Supplied records =

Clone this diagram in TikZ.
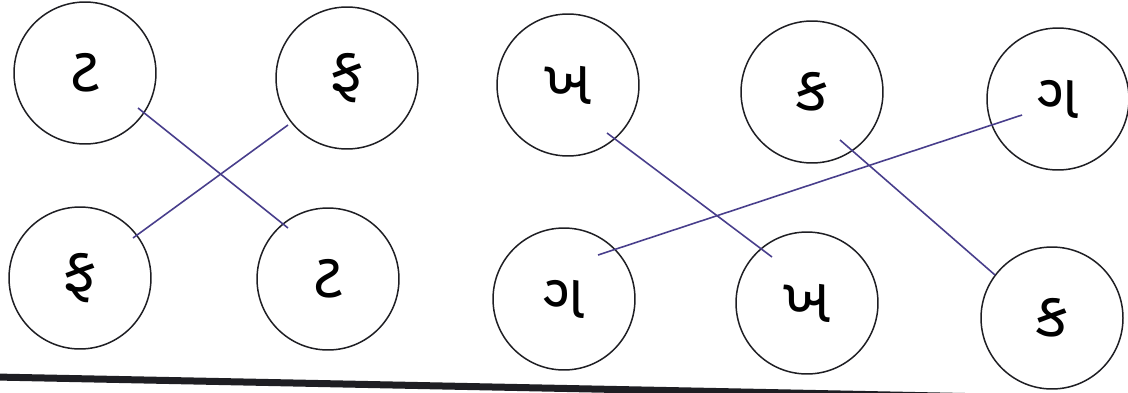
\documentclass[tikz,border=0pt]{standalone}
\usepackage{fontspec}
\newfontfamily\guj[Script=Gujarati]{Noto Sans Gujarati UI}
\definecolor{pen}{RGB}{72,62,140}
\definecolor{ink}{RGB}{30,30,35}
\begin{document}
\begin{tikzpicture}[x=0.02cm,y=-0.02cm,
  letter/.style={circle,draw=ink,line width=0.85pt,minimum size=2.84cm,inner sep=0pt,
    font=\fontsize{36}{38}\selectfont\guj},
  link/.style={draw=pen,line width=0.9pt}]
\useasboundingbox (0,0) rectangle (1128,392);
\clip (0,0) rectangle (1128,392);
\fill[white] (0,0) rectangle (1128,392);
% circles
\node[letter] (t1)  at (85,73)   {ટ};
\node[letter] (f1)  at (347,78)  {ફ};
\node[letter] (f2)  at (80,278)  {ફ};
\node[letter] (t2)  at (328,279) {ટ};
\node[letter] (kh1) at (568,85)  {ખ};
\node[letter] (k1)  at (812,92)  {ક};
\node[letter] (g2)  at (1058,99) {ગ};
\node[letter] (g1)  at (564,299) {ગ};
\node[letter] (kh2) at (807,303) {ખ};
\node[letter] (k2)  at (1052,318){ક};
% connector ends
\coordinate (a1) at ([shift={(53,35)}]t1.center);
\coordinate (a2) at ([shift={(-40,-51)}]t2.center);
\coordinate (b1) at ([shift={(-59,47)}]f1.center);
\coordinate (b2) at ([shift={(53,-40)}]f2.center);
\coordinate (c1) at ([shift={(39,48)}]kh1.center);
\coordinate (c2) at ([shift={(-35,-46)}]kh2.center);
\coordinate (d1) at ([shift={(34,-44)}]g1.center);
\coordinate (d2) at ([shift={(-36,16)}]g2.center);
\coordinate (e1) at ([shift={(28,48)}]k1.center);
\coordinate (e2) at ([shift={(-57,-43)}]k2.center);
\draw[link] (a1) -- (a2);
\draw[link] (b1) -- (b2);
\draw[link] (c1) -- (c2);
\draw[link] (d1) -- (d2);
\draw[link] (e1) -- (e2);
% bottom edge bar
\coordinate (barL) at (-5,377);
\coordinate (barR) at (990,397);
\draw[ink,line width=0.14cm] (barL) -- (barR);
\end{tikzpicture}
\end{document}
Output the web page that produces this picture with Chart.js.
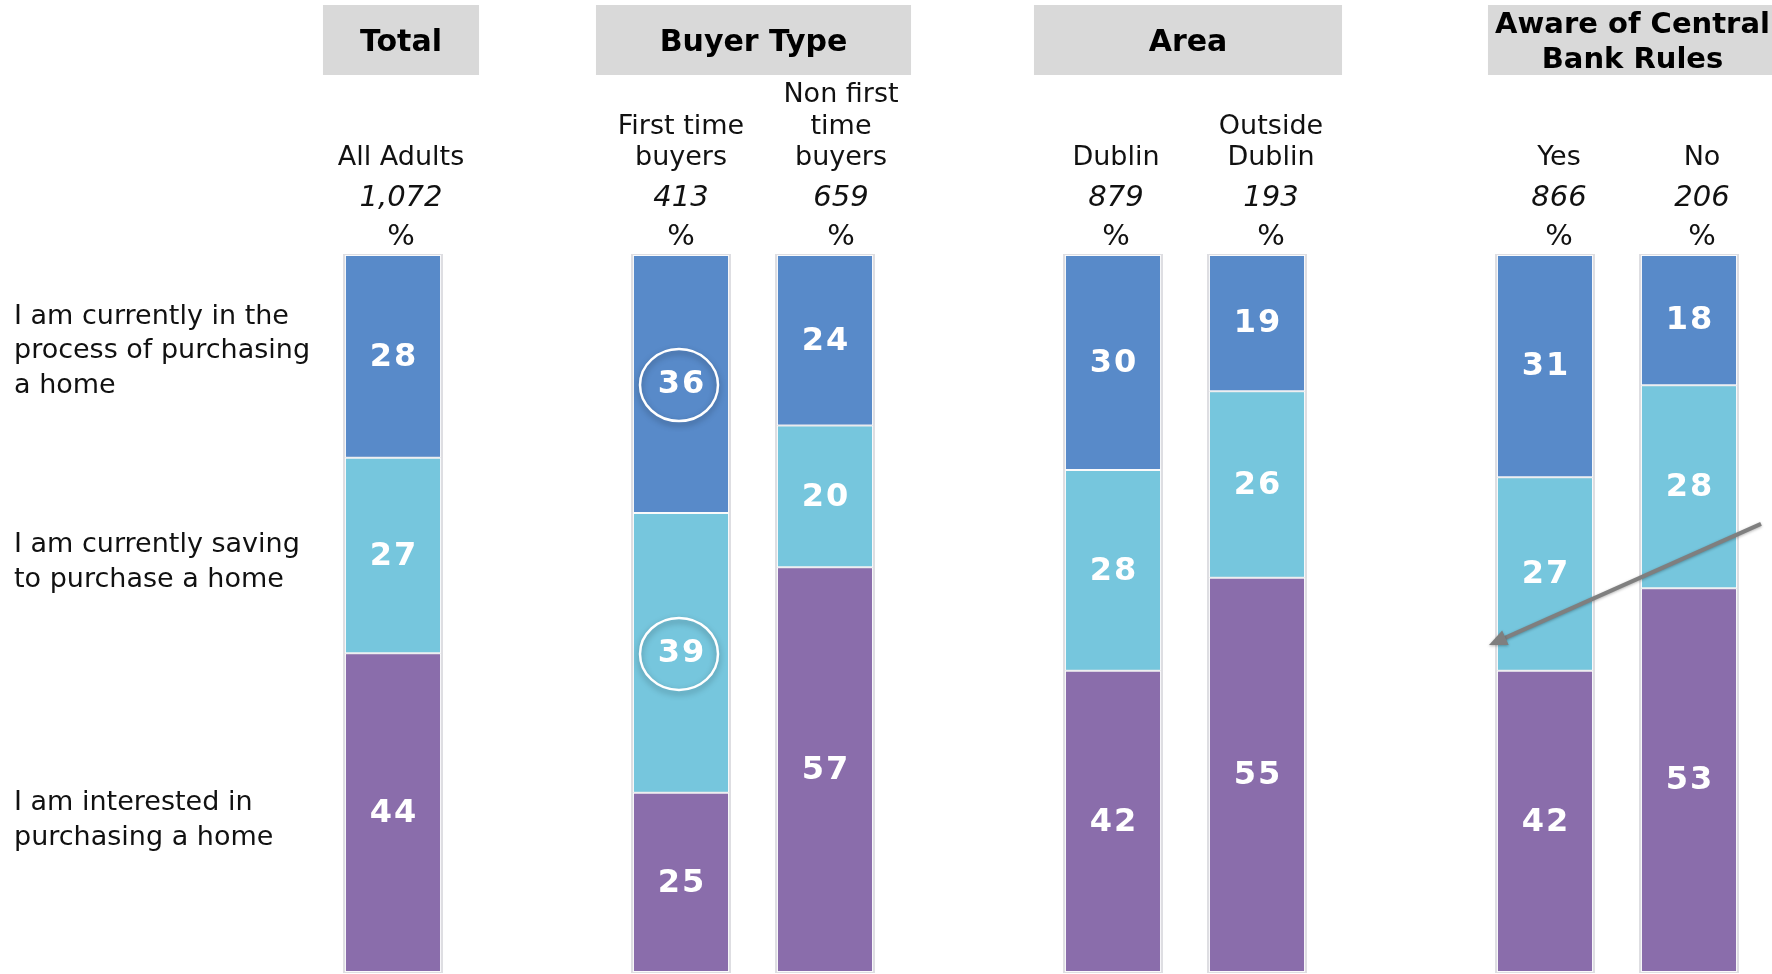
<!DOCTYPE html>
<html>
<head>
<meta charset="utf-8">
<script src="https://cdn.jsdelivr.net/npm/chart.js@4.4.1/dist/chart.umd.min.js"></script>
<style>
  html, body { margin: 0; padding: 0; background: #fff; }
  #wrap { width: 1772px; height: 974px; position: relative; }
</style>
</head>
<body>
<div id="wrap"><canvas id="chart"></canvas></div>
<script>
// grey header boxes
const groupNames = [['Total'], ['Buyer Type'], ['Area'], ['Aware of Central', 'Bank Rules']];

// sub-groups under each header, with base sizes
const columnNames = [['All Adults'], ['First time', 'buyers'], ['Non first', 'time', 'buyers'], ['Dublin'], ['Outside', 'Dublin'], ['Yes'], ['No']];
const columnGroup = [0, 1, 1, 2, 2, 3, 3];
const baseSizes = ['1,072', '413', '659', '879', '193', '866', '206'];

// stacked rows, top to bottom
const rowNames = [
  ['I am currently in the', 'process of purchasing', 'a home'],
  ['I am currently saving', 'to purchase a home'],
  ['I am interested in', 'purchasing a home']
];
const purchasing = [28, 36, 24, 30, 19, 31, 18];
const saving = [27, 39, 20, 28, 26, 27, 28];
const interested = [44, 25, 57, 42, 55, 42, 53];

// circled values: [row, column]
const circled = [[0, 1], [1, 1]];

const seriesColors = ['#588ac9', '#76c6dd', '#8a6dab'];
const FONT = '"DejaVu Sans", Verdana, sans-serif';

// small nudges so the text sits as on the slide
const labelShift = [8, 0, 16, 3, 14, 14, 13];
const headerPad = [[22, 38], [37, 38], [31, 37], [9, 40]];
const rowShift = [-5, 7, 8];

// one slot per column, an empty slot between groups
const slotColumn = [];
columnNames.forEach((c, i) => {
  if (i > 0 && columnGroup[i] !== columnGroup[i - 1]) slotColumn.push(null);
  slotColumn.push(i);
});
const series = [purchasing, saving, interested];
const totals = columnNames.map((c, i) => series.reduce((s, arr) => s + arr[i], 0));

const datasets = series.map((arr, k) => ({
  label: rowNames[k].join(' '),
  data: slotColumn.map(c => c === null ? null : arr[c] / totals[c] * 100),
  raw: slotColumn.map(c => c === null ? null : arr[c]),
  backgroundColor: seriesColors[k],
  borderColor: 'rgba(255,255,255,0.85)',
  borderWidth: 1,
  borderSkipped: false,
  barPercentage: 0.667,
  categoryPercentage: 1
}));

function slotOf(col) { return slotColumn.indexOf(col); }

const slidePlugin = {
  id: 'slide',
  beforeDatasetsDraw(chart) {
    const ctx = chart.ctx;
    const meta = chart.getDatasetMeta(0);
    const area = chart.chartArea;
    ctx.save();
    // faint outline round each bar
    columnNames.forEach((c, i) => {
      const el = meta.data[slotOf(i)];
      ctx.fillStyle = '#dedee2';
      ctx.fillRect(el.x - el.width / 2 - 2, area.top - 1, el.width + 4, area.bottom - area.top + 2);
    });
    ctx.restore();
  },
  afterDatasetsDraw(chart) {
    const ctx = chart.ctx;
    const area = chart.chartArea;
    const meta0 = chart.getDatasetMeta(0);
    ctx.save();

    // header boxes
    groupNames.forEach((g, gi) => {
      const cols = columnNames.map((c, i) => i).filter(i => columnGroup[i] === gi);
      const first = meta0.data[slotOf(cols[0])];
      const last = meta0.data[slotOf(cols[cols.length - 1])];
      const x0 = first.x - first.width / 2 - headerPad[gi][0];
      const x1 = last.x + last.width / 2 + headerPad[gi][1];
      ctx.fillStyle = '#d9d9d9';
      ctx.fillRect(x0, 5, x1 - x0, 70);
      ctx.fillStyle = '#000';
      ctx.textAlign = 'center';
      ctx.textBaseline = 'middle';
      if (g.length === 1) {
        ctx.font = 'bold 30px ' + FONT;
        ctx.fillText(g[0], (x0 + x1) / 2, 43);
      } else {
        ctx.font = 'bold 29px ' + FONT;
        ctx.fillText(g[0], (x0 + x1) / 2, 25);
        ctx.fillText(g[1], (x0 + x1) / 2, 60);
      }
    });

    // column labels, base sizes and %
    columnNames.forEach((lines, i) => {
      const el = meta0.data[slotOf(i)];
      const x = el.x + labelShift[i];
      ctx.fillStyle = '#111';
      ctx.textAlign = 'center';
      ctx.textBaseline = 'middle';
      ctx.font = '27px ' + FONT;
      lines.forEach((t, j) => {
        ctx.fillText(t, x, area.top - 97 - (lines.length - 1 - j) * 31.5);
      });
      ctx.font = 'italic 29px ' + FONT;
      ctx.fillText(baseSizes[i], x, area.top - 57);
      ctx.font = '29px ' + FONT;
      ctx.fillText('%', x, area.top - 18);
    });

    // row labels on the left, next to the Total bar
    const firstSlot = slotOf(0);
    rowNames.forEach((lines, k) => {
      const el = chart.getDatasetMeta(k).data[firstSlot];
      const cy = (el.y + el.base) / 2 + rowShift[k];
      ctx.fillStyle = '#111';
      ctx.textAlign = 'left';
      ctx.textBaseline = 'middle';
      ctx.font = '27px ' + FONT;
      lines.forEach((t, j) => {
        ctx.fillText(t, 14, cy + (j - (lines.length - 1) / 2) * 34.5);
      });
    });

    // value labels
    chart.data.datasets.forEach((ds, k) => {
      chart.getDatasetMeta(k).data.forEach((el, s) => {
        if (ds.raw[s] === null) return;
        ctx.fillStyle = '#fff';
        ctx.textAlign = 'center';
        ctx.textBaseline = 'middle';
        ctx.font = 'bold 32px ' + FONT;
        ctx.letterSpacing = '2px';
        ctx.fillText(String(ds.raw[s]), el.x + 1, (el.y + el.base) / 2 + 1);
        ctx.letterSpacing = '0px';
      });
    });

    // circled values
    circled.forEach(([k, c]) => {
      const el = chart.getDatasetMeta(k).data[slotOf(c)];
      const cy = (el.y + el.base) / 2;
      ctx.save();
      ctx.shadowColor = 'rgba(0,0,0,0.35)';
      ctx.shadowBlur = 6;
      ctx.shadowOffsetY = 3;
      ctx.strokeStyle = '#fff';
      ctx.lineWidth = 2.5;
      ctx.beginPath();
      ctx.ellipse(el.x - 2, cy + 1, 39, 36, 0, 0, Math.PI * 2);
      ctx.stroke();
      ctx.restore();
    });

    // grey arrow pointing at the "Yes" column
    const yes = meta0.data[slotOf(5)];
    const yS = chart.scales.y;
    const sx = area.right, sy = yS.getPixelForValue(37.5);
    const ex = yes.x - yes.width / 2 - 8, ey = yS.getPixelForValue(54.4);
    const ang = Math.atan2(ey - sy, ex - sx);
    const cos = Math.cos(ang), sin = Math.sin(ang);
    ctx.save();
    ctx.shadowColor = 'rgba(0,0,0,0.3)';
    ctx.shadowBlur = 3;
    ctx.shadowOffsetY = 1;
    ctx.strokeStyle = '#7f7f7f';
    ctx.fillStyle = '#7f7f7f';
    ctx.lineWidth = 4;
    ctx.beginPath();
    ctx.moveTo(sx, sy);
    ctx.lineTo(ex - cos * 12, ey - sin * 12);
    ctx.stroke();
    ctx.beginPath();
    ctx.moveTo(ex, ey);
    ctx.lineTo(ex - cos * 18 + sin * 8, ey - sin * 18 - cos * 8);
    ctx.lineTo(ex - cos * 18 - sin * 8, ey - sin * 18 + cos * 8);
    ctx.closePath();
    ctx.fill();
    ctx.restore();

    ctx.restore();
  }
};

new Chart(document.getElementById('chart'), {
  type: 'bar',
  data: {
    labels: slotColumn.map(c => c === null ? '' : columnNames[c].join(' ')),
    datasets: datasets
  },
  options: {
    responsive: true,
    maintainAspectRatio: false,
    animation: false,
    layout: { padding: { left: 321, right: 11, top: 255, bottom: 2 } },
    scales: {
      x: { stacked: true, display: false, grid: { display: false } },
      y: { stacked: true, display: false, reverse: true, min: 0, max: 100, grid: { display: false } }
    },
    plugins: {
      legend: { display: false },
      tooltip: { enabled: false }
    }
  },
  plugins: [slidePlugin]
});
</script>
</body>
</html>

Problem details = Working from the entries above, reproduce exactly and only the lines beginning with the line that has "Output the web" and ending with the line that has "const totals = columnNames.map((c, i)"; omit all pictures.

Exercise response =
Output the web page that produces this picture with Chart.js.
<!DOCTYPE html>
<html>
<head>
<meta charset="utf-8">
<script src="https://cdn.jsdelivr.net/npm/chart.js@4.4.1/dist/chart.umd.min.js"></script>
<style>
  html, body { margin: 0; padding: 0; background: #fff; }
  #wrap { width: 1772px; height: 974px; position: relative; }
</style>
</head>
<body>
<div id="wrap"><canvas id="chart"></canvas></div>
<script>
// grey header boxes
const groupNames = [['Total'], ['Buyer Type'], ['Area'], ['Aware of Central', 'Bank Rules']];

// sub-groups under each header, with base sizes
const columnNames = [['All Adults'], ['First time', 'buyers'], ['Non first', 'time', 'buyers'], ['Dublin'], ['Outside', 'Dublin'], ['Yes'], ['No']];
const columnGroup = [0, 1, 1, 2, 2, 3, 3];
const baseSizes = ['1,072', '413', '659', '879', '193', '866', '206'];

// stacked rows, top to bottom
const rowNames = [
  ['I am currently in the', 'process of purchasing', 'a home'],
  ['I am currently saving', 'to purchase a home'],
  ['I am interested in', 'purchasing a home']
];
const purchasing = [28, 36, 24, 30, 19, 31, 18];
const saving = [27, 39, 20, 28, 26, 27, 28];
const interested = [44, 25, 57, 42, 55, 42, 53];

// circled values: [row, column]
const circled = [[0, 1], [1, 1]];

const seriesColors = ['#588ac9', '#76c6dd', '#8a6dab'];
const FONT = '"DejaVu Sans", Verdana, sans-serif';

// small nudges so the text sits as on the slide
const labelShift = [8, 0, 16, 3, 14, 14, 13];
const headerPad = [[22, 38], [37, 38], [31, 37], [9, 40]];
const rowShift = [-5, 7, 8];

// one slot per column, an empty slot between groups
const slotColumn = [];
columnNames.forEach((c, i) => {
  if (i > 0 && columnGroup[i] !== columnGroup[i - 1]) slotColumn.push(null);
  slotColumn.push(i);
});
const series = [purchasing, saving, interested];
const totals = columnNames.map((c, i) => series.reduce((s, arr) => s + arr[i], 0));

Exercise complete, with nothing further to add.